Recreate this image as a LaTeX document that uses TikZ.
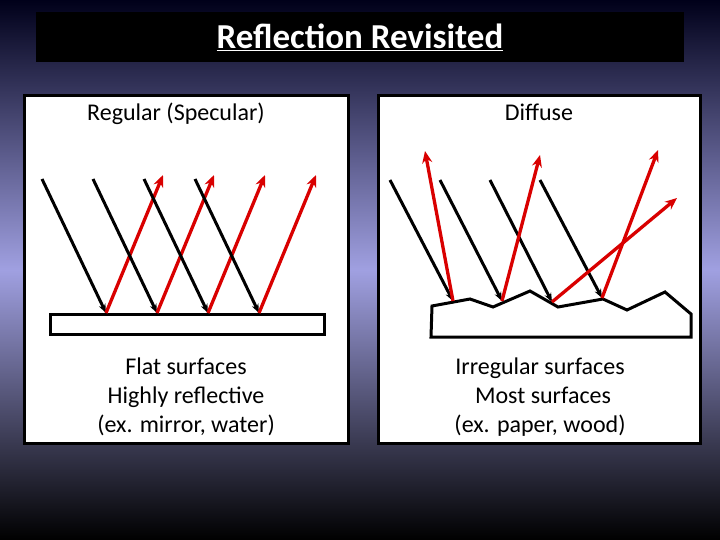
\documentclass[tikz,border=0pt]{standalone}
\usepackage{fontspec}
\setmainfont{Carlito}
\usetikzlibrary{arrows.meta}
\begin{document}
\begin{tikzpicture}[x=1pt,y=-1pt,
  panel/.style={draw=black,line width=3pt,fill=white},
  inc/.style={line width=3pt,-{Stealth[length=9pt,width=7pt]}},
  refl/.style={draw=red!85!black,line width=3.3pt,-{Stealth[length=12pt,width=10pt]}},
  lab/.style={font=\fontsize{24}{28}\selectfont,anchor=base},
  surf/.style={draw=black,line width=3pt,fill=white}]
\shade[top color=black!90!blue,bottom color=black,middle color={rgb,255:red,160;green,160;blue,225}] (0,0) rectangle (720,540);
\useasboundingbox (0,0) rectangle (720,540);
\fill[black] (36,12) rectangle (684,62);
\node[lab,text=white,font=\fontsize{35}{40}\bfseries] (title) at (360,49) {\underline{Reflection Revisited}};
% left panel
\draw[panel] (24,96) rectangle (348,443);
\node[lab] (lh) at (176,121) {Regular (Specular)};
\draw[surf] (50,314) rectangle (324,334);
\foreach \i/\s in {0/106,1/157,2/208,3/259}{
  \coordinate (ls\i) at ({\s-64},179);
  \coordinate (lp\i) at (\s,313);
  \coordinate (lr\i) at ({\s+57},175);
  \draw[inc] (ls\i) -- (lp\i);
  \draw[refl] (lp\i) -- (lr\i);
}
\node[lab] (l1) at (186,374) {Flat surfaces};
\node[lab] (l2) at (186,403) {Highly reflective};
\node[lab] (l3) at (186,432) {(ex. mirror, water)};
% right panel
\draw[panel] (378,96) rectangle (700,443);
\node[lab] (rh) at (539,121) {Diffuse};
\draw[surf] (432,306) -- (470,299) -- (493,307) -- (530,291) -- (558,307) -- (603,299) -- (627,310) -- (665,292) -- (691,314) -- (691,337) -- (431,337) -- cycle;
\coordinate (a1) at (390,180); \coordinate (p1) at (453,301);
\coordinate (a2) at (440,180); \coordinate (p2) at (502,301);
\coordinate (a3) at (490,180); \coordinate (p3) at (552,302);
\coordinate (a4) at (540,180); \coordinate (p4) at (602,298);
\coordinate (t1) at (425,151); \coordinate (t2) at (540,155);
\coordinate (t3) at (677,198); \coordinate (t4) at (658,150);
\foreach \i in {1,2,3,4}{\draw[inc] (a\i) -- (p\i);}
\foreach \i in {1,2,3,4}{\draw[refl] (p\i) -- (t\i);}
\node[lab] (r1) at (540,374) {Irregular surfaces};
\node[lab] (r2) at (543,403) {Most surfaces};
\node[lab] (r3) at (540,432) {(ex. paper, wood)};
\end{tikzpicture}
\end{document}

◆ TASK PROMPT ◆
The material above must be printed exactly, with its pictures left out.

◆ EXERCISE RESULT ◆
Recreate this image as a LaTeX document that uses TikZ.
\documentclass[tikz,border=0pt]{standalone}
\usepackage{fontspec}
\setmainfont{Carlito}
\usetikzlibrary{arrows.meta}
\begin{document}
\begin{tikzpicture}[x=1pt,y=-1pt,
  panel/.style={draw=black,line width=3pt,fill=white},
  inc/.style={line width=3pt,-{Stealth[length=9pt,width=7pt]}},
  refl/.style={draw=red!85!black,line width=3.3pt,-{Stealth[length=12pt,width=10pt]}},
  lab/.style={font=\fontsize{24}{28}\selectfont,anchor=base},
  surf/.style={draw=black,line width=3pt,fill=white}]
\shade[top color=black!90!blue,bottom color=black,middle color={rgb,255:red,160;green,160;blue,225}] (0,0) rectangle (720,540);
\useasboundingbox (0,0) rectangle (720,540);
\fill[black] (36,12) rectangle (684,62);
\node[lab,text=white,font=\fontsize{35}{40}\bfseries] (title) at (360,49) {\underline{Reflection Revisited}};
% left panel
\draw[panel] (24,96) rectangle (348,443);
\node[lab] (lh) at (176,121) {Regular (Specular)};
\draw[surf] (50,314) rectangle (324,334);
\foreach \i/\s in {0/106,1/157,2/208,3/259}{
  \coordinate (ls\i) at ({\s-64},179);
  \coordinate (lp\i) at (\s,313);
  \coordinate (lr\i) at ({\s+57},175);
  \draw[inc] (ls\i) -- (lp\i);
  \draw[refl] (lp\i) -- (lr\i);
}
\node[lab] (l1) at (186,374) {Flat surfaces};
\node[lab] (l2) at (186,403) {Highly reflective};
\node[lab] (l3) at (186,432) {(ex. mirror, water)};
% right panel
\draw[panel] (378,96) rectangle (700,443);
\node[lab] (rh) at (539,121) {Diffuse};
\draw[surf] (432,306) -- (470,299) -- (493,307) -- (530,291) -- (558,307) -- (603,299) -- (627,310) -- (665,292) -- (691,314) -- (691,337) -- (431,337) -- cycle;
\coordinate (a1) at (390,180); \coordinate (p1) at (453,301);
\coordinate (a2) at (440,180); \coordinate (p2) at (502,301);
\coordinate (a3) at (490,180); \coordinate (p3) at (552,302);
\coordinate (a4) at (540,180); \coordinate (p4) at (602,298);
\coordinate (t1) at (425,151); \coordinate (t2) at (540,155);
\coordinate (t3) at (677,198); \coordinate (t4) at (658,150);
\foreach \i in {1,2,3,4}{\draw[inc] (a\i) -- (p\i);}
\foreach \i in {1,2,3,4}{\draw[refl] (p\i) -- (t\i);}
\node[lab] (r1) at (540,374) {Irregular surfaces};
\node[lab] (r2) at (543,403) {Most surfaces};
\node[lab] (r3) at (540,432) {(ex. paper, wood)};
\end{tikzpicture}
\end{document}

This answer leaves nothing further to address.